(begin)

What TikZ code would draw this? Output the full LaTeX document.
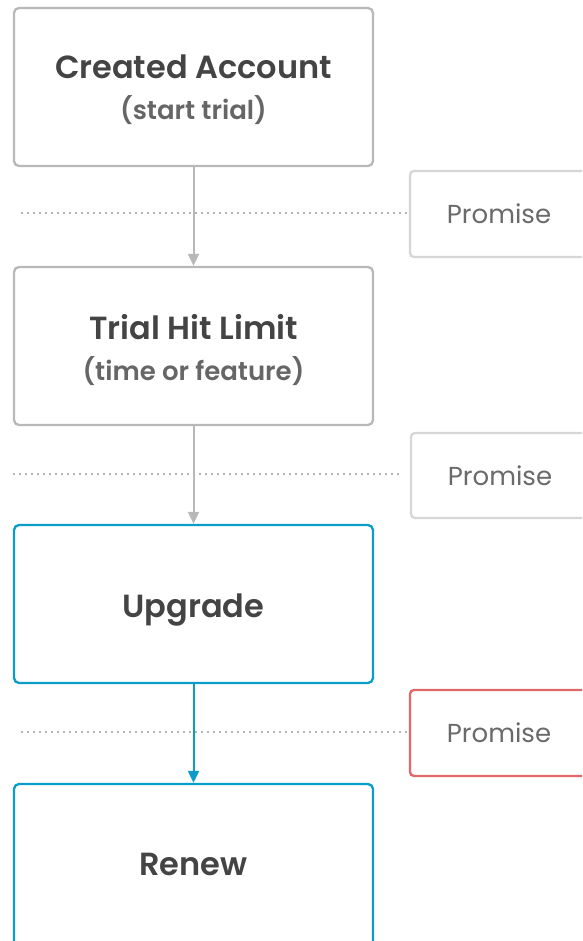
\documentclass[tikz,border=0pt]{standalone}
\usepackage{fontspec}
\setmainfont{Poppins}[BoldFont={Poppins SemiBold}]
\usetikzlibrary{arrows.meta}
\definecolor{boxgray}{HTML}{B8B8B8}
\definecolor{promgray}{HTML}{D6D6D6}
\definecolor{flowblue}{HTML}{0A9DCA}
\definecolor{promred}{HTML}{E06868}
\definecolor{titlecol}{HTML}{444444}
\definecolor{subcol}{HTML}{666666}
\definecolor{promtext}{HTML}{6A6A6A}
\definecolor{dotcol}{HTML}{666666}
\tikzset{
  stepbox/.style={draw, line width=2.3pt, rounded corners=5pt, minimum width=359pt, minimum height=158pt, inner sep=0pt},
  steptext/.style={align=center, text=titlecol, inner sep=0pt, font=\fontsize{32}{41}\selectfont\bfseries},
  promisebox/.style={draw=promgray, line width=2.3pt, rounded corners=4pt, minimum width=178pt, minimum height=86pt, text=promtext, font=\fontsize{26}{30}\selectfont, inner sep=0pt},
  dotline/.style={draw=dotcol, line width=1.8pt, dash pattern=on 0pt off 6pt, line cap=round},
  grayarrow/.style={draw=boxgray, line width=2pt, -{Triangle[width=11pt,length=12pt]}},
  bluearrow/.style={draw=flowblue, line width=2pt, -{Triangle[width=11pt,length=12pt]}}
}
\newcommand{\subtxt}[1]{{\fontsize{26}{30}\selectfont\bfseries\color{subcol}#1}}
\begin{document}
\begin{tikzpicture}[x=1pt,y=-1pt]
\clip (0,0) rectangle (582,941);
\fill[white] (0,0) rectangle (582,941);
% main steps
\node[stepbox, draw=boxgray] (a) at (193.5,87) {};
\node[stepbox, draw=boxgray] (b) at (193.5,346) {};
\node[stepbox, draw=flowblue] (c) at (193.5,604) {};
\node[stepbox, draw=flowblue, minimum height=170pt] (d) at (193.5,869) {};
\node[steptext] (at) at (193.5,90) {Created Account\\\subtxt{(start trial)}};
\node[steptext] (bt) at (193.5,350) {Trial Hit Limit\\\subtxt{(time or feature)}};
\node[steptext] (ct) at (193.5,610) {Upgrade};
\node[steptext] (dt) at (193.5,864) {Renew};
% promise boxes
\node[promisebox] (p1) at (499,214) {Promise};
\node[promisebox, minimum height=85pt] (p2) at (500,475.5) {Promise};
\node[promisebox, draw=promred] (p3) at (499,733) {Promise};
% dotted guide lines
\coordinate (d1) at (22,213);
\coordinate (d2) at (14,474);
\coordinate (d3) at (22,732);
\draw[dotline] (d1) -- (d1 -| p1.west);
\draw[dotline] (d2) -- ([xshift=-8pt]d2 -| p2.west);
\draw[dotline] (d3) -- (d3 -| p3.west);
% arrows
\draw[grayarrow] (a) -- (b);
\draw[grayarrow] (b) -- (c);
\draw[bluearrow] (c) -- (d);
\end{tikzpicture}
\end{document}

(end)

### EXERCISE DETAILS
Repeat the material above in full and unchanged, minus its images.

### REPLY TO THE EXERCISE
What TikZ code would draw this? Output the full LaTeX document.
\documentclass[tikz,border=0pt]{standalone}
\usepackage{fontspec}
\setmainfont{Poppins}[BoldFont={Poppins SemiBold}]
\usetikzlibrary{arrows.meta}
\definecolor{boxgray}{HTML}{B8B8B8}
\definecolor{promgray}{HTML}{D6D6D6}
\definecolor{flowblue}{HTML}{0A9DCA}
\definecolor{promred}{HTML}{E06868}
\definecolor{titlecol}{HTML}{444444}
\definecolor{subcol}{HTML}{666666}
\definecolor{promtext}{HTML}{6A6A6A}
\definecolor{dotcol}{HTML}{666666}
\tikzset{
  stepbox/.style={draw, line width=2.3pt, rounded corners=5pt, minimum width=359pt, minimum height=158pt, inner sep=0pt},
  steptext/.style={align=center, text=titlecol, inner sep=0pt, font=\fontsize{32}{41}\selectfont\bfseries},
  promisebox/.style={draw=promgray, line width=2.3pt, rounded corners=4pt, minimum width=178pt, minimum height=86pt, text=promtext, font=\fontsize{26}{30}\selectfont, inner sep=0pt},
  dotline/.style={draw=dotcol, line width=1.8pt, dash pattern=on 0pt off 6pt, line cap=round},
  grayarrow/.style={draw=boxgray, line width=2pt, -{Triangle[width=11pt,length=12pt]}},
  bluearrow/.style={draw=flowblue, line width=2pt, -{Triangle[width=11pt,length=12pt]}}
}
\newcommand{\subtxt}[1]{{\fontsize{26}{30}\selectfont\bfseries\color{subcol}#1}}
\begin{document}
\begin{tikzpicture}[x=1pt,y=-1pt]
\clip (0,0) rectangle (582,941);
\fill[white] (0,0) rectangle (582,941);
% main steps
\node[stepbox, draw=boxgray] (a) at (193.5,87) {};
\node[stepbox, draw=boxgray] (b) at (193.5,346) {};
\node[stepbox, draw=flowblue] (c) at (193.5,604) {};
\node[stepbox, draw=flowblue, minimum height=170pt] (d) at (193.5,869) {};
\node[steptext] (at) at (193.5,90) {Created Account\\\subtxt{(start trial)}};
\node[steptext] (bt) at (193.5,350) {Trial Hit Limit\\\subtxt{(time or feature)}};
\node[steptext] (ct) at (193.5,610) {Upgrade};
\node[steptext] (dt) at (193.5,864) {Renew};
% promise boxes
\node[promisebox] (p1) at (499,214) {Promise};
\node[promisebox, minimum height=85pt] (p2) at (500,475.5) {Promise};
\node[promisebox, draw=promred] (p3) at (499,733) {Promise};
% dotted guide lines
\coordinate (d1) at (22,213);
\coordinate (d2) at (14,474);
\coordinate (d3) at (22,732);
\draw[dotline] (d1) -- (d1 -| p1.west);
\draw[dotline] (d2) -- ([xshift=-8pt]d2 -| p2.west);
\draw[dotline] (d3) -- (d3 -| p3.west);
% arrows
\draw[grayarrow] (a) -- (b);
\draw[grayarrow] (b) -- (c);
\draw[bluearrow] (c) -- (d);
\end{tikzpicture}
\end{document}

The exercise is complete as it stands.